Unfortunately the sons, unlike their father, were only interested in acquiring a casino license. I had got married again in 2001 to Pankajbala Tara Patel a journalist and a poet keen on coming to Goa. Tired of being exploited by the owners of media companies we decided to start Goa’s first independent media company Goan Observer Pvt Ltd. Besides the weekly we were also active in desktop business having published more than 20 books. We also did posters on epidemics like the swine flu. We made the mistake of putting all our eggs in the Congress basket, which provoked revenge from the BJP. Since 2014 when the BJP came to power in the Centre and subsequently 2017 when it captured the Goa government also, we have had enormous problems. Our cash flow remains locked down between Rs5 to Rs7 lakh dues from government and private organisations.

waiting, willing

I have been wanting, waiting and willing to hand over managerial and editorial control to a much younger group of niz Goenkars who will maintain the tradition of the Goan Observer. I am still hoping that before July 4, 2020 Goan Observer will find a new team to take over. Both health wise and wealth wise I no longer have the energy to run the Goan Observer. I hope that all my friends and well-wishers and Goenkars who have given me so much support will give us advertising and donations for the issues of the weekly of my birthday month of July, so that we can continue in journalism on the principle of “Freedom from Fear.”
I would like to thank my wife Tara Narayan and my colleagues, my administration manager Heena Nawar, my designer Saumya Naik and advertising executive Saish Shirodkar and all our earlier staffers, particularly our former executive editor Jonquil Sudhir for their moral and physical support through the 17 years of bringing out the Goan Observer. To restore law and order was the then honourable PI of Panjim Umesh Gaokar, who recently retired as SP (Crime Branch) and who is considered the bravest, most honest of all police officers.
I would be unfair if I did not include in the honors list the then chief reporter of the Herald, Anthony Fernandes, our crime reporter who vigorously followed up every criminal activity in the Tiswadi taluka. Anthony was given government quarters to live in at Patto as also police security. Allegedly members of the Rudolf gang even tried to harm his three-year- old child. Finally, in disgust and not wanting to invite the shadow of threats on the life of his family, he took up a job in the Gulf.
Anthony is back now and I publically invited him to write about the Herald war against the criminal gangs of the 90s. Unfortunately, we are back to square one with a chief minister who is also the home minister who is totally indifferent to the law and order situation in Goa. Almost by the hour there are reports of assault or a firing or rape and murder taking place, although it is thought to be primarily confined to outsiders and particularly those coming from Uttar Pradesh.
The fact that both the victim and the assailant in the latest shootout incident were a Bepari from Karnataka and a Yadav from UP, would seem to suggest that the new breakdown in law and order and gang wars are limited to the bhaile. They ghar wapasi of several lakh of migrants does not seems to have affected the continued deterioration in the law and order situation. I cannot imagine open attacks with guns and other weapons during curfew hours over the affections of a girl (as a section of the press has reported) has reported!

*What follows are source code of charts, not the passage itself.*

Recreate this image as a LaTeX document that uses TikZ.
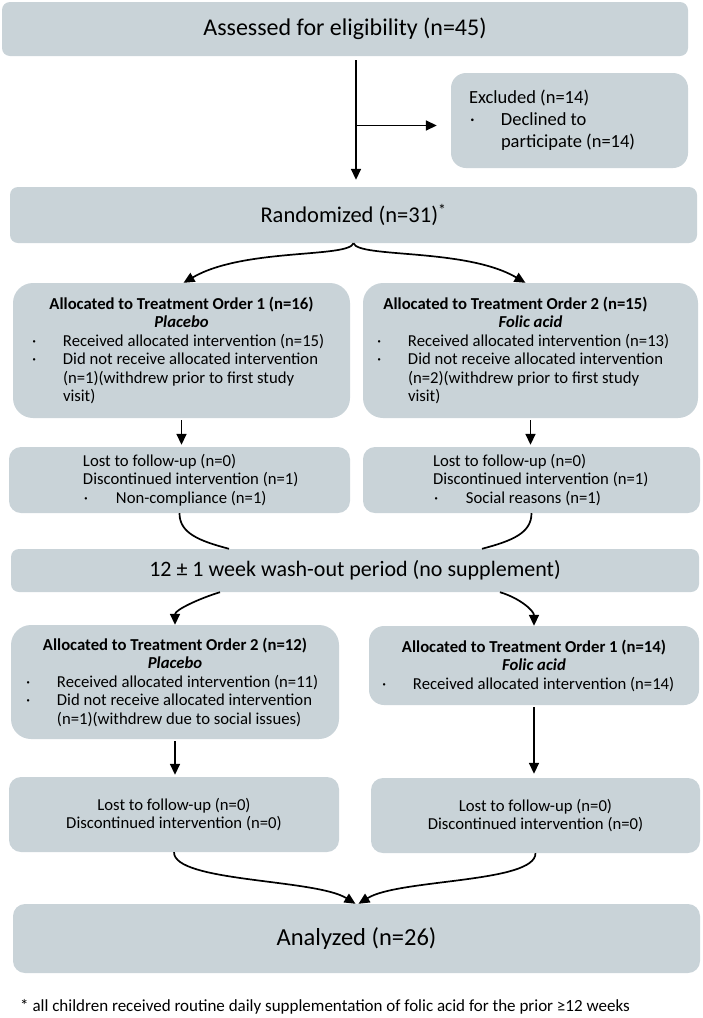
\documentclass[tikz,border=0pt]{standalone}
\usepackage{fontspec}
\setmainfont{Carlito}
\usetikzlibrary{arrows.meta, positioning, calc}
\definecolor{boxfill}{RGB}{201,211,216}
% text block of a box: width, content
\newcommand{\boxtext}[2]{\parbox{#1}{\raggedright #2}}
% bullet line: hanging indent, dot offset, text
\newcommand{\dotitem}[3]{\par\hangindent=#1\hangafter=1\noindent\makebox[#1][l]{\hspace*{#2}\textperiodcentered}#3}

\begin{document}
\begin{tikzpicture}[
    x=1pt, y=-1pt,
    >={Triangle[length=11pt,width=10pt]},
    % --- styles ---
    % wide stage boxes
    stage/.style={fill=boxfill, rounded corners=8pt, inner sep=0pt, align=center},
    % arm boxes
    armbox/.style={fill=boxfill, rounded corners=20pt, inner sep=0pt, font=\fontsize{16.7}{18.5}\selectfont},
    % follow-up boxes
    fupbox/.style={armbox, rounded corners=12pt},
    % arrows
    arrow/.style={->, line width=1.7pt},
    link/.style={line width=1.7pt}
]
\useasboundingbox (0,0) rectangle (703,1018);

% --- 1. Enrolment ---
\node[stage, minimum width=686pt, minimum height=54pt, font=\fontsize{24}{28}\selectfont] (Assess) at (345,29)
    {Assessed for eligibility (n=45)};

\node[armbox, rounded corners=15pt, minimum width=237pt, minimum height=95pt,
      font=\fontsize{18.5}{22}\selectfont] (Excl) at (569.5,120.5)
    {\boxtext{201pt}{Excluded (n=14)\dotitem{32pt}{1pt}{Declined to\newline participate (n=14)}}};

\node[stage, minimum width=687pt, minimum height=56pt, font=\fontsize{22.5}{26}\selectfont] (Rand) at (353.5,215)
    {Randomized (n=31)\textsuperscript{*}};

% --- 2. Period 1 ---
\node[armbox, minimum width=337pt, minimum height=135pt] (AllocA) at (181.5,350.5) {\boxtext{337pt}{%
    {\centering\textbf{Allocated to Treatment Order 1 (n=16)}\\\textbf{\textit{Placebo}}\par}%
    \dotitem{50pt}{19pt}{Received allocated intervention (n=15)}%
    \dotitem{50pt}{19pt}{Did not receive allocated intervention\newline (n=1)(withdrew prior to first study\newline visit)}}};

\node[armbox, minimum width=335pt, minimum height=135pt] (AllocB) at (530.5,350.5) {\boxtext{335pt}{%
    {\centering\hspace*{-30pt}\textbf{Allocated to Treatment Order 2 (n=15)}\\\textbf{\textit{Folic acid}}\par}%
    \dotitem{45pt}{14pt}{Received allocated intervention (n=13)}%
    \dotitem{45pt}{14pt}{Did not receive allocated intervention\newline (n=2)(withdrew prior to first study\newline visit)}}};

\node[fupbox, minimum width=341pt, minimum height=66pt] (FupA) at (179.5,480) {\boxtext{341pt}{%
    \leftskip=74pt Lost to follow-up (n=0)\newline Discontinued intervention (n=1)%
    \dotitem{33pt}{1pt}{Non-compliance (n=1)}}};

\node[fupbox, minimum width=337pt, minimum height=66pt] (FupB) at (531.5,480) {\boxtext{337pt}{%
    \leftskip=70pt Lost to follow-up (n=0)\newline Discontinued intervention (n=1)%
    \dotitem{33pt}{1pt}{Social reasons (n=1)}}};

% --- 3. Wash-out ---
\node[stage, minimum width=688pt, minimum height=43pt, font=\fontsize{22}{26}\selectfont] (Wash) at (355,570.5)
    {12 ± 1 week wash-out period (no supplement)};

% --- 4. Period 2 ---
\node[armbox, minimum width=328pt, minimum height=114pt] (CrossA) at (175,682) {\boxtext{328pt}{%
    {\centering\textbf{Allocated to Treatment Order 2 (n=12)}\\\textbf{\textit{Placebo}}\par}%
    \dotitem{46pt}{15pt}{Received allocated intervention (n=11)}%
    \dotitem{46pt}{15pt}{Did not receive allocated intervention\newline (n=1)(withdrew due to social issues)}}};

\node[armbox, rounded corners=15pt, minimum width=330pt, minimum height=79pt] (CrossB) at (534,665.5) {\boxtext{330pt}{%
    {\centering\textbf{Allocated to Treatment Order 1 (n=14)}\\\textbf{\textit{Folic acid}}\par}%
    \dotitem{44pt}{13pt}{Received allocated intervention (n=14)}}};

\node[fupbox, align=center, minimum width=330pt, minimum height=75pt] (EndA) at (174,814.5)
    {Lost to follow-up (n=0)\\Discontinued intervention (n=0)};

\node[fupbox, align=center, minimum width=329pt, minimum height=75pt] (EndB) at (535.5,815.5)
    {Lost to follow-up (n=0)\\Discontinued intervention (n=0)};

% --- 5. Analysis ---
\node[stage, rounded corners=12pt, minimum width=687pt, minimum height=69pt, font=\fontsize{24.5}{28}\selectfont] (Ana) at (356.5,938.5)
    {Analyzed (n=26)};

\node[anchor=west, inner sep=0pt, font=\fontsize{17}{20}\selectfont] (Note) at (20,1007)
    {* all children received routine daily supplementation of folic acid for the prior ≥12 weeks};

% --- 6. Arrows ---
\coordinate (top) at ($(Assess.south)+(11,0)$);
\draw[arrow, shorten <=4pt, shorten >=7pt] (top) -- (top |- Rand.north);
\coordinate (split) at ($(top |- Excl.west)+(0,5)$);
\draw[arrow, shorten >=14pt] (split) -- (split -| Excl.west);

\draw[arrow] (Rand.south) .. controls +(-5,15) and +(60,-35) .. ([xshift=2pt]AllocA.north);
\draw[arrow] (Rand.south) .. controls +(5,15) and +(-60,-35) .. ([xshift=-5pt]AllocB.north);

\draw[arrow, shorten <=2pt, shorten >=2pt] (AllocA.south) -- (AllocA.south |- FupA.north);
\draw[arrow, shorten <=2pt, shorten >=2pt] (AllocB.south) -- (AllocB.south |- FupB.north);

\draw[link] (FupA.south) .. controls +(0,20) and +(-30,-8) .. ([xshift=-126pt]Wash.north);
\draw[link] (FupB.south) .. controls +(0,20) and +(30,-8) .. ([xshift=127pt]Wash.north);

\draw[arrow] ([xshift=-135pt]Wash.south) .. controls +(-20,6) and +(0,-15) .. (CrossA.north);
\draw[arrow] ([xshift=145pt]Wash.south) .. controls +(20,6) and +(0,-15) .. (CrossB.north);

\draw[arrow, shorten <=2pt, shorten >=2pt] (CrossA.south) -- (CrossA.south |- EndA.north);
\draw[arrow, shorten <=2pt, shorten >=4pt] (CrossB.south) -- (CrossB.south |- EndB.north);

\draw[arrow] (EndA.south) .. controls +(0,30) and +(-40,-25) .. ([xshift=-1pt]Ana.north);
\draw[arrow] (EndB.south) .. controls +(0,30) and +(40,-25) .. ([xshift=2pt]Ana.north);

\end{tikzpicture}
\end{document}
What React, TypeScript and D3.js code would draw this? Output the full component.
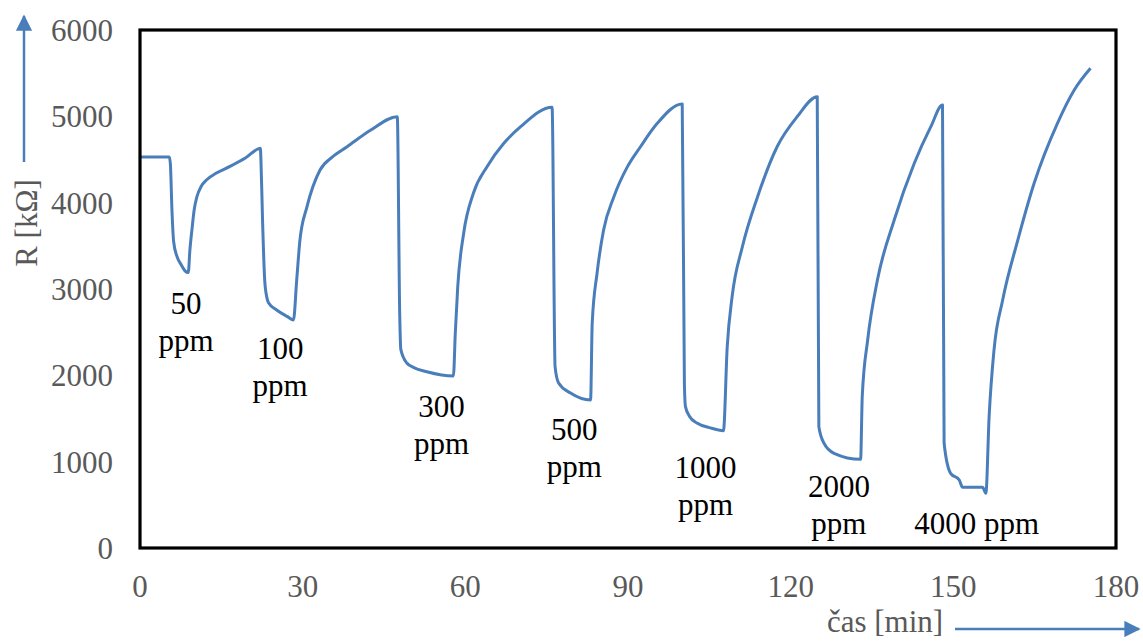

I HAVE had the privilege of knowing every chief minister of Goa at a very personal level. Excepting for the first Chief Minister Dayanand Bandodkar and the most recent Chief Minister Dr Pramod Sawant. I consider Dayanand Bandodkar as probably the best chief minister Goa has ever had and Churchill Alemao the worst.
There was relative stability before Statehood with only two chief ministers, namely Dayanand Bandodkar and his daughter Sashikala Kakodkar. Whom I met as part of a delegation fighting for the ramponkars much before I became editor of Herald. But after Statehood and the increase in number of MLAs there were more than a dozen chief ministers due to constant political instability.
The only chief ministers who completed a full term in office was first Chief Minister Dayanand Bandodkar, Pratap Singh Raoji Rane who completed four terms and Digambar Kamat who completed two terms. None on the list could complete even one full term as chief minister. The late Manohar Parrikar who has been the most controversial chief minister was elected or hijacked the chief minister’s post brilliantly four times but could not complete even one full term. The chief ministers with the shortest tenure was Ravi Naik, who was CM for only 48 hours on one occasion. Churchill Alemao was CM only for 45 days and handed over the post to Dr Proto Barbosa as per agreement.
I have never visited any of the chief ministers except perhaps for Digambar Kamat in their offices. But every chief minister except for Bandodkar, who died before I came to Goa, and Parsekar who took over from Parrikar, had visited my humble basement flat in Dona Paula. This includes the late Manohar Parrikar who came to my flat immediately after being sworn in as chief minister for the first time.
I considered all chief ministers including Manohar Parrikar as friends at a personal level. Even though I had political differences with many of them, particularly the late Manohar Parrikar. I have not really had the opportunity of meeting Mr Pramod Sawant as I have stopped going out much due to the poor state of my health and also lack of any invitation from him for any meetings! The chief ministers whom I was most friendly with were Digambar Kamat and Dr Wilfred D’Souza.
I never sought any personal favours like official quarters or casino licenses for my bosses all through the 37 years I have been an editor in Goa. The most hostile has been the current chief minister, Pramod Sawant, who does not even acknowledge that the Goan Observer exists and that I have played a major role in the history of Goa.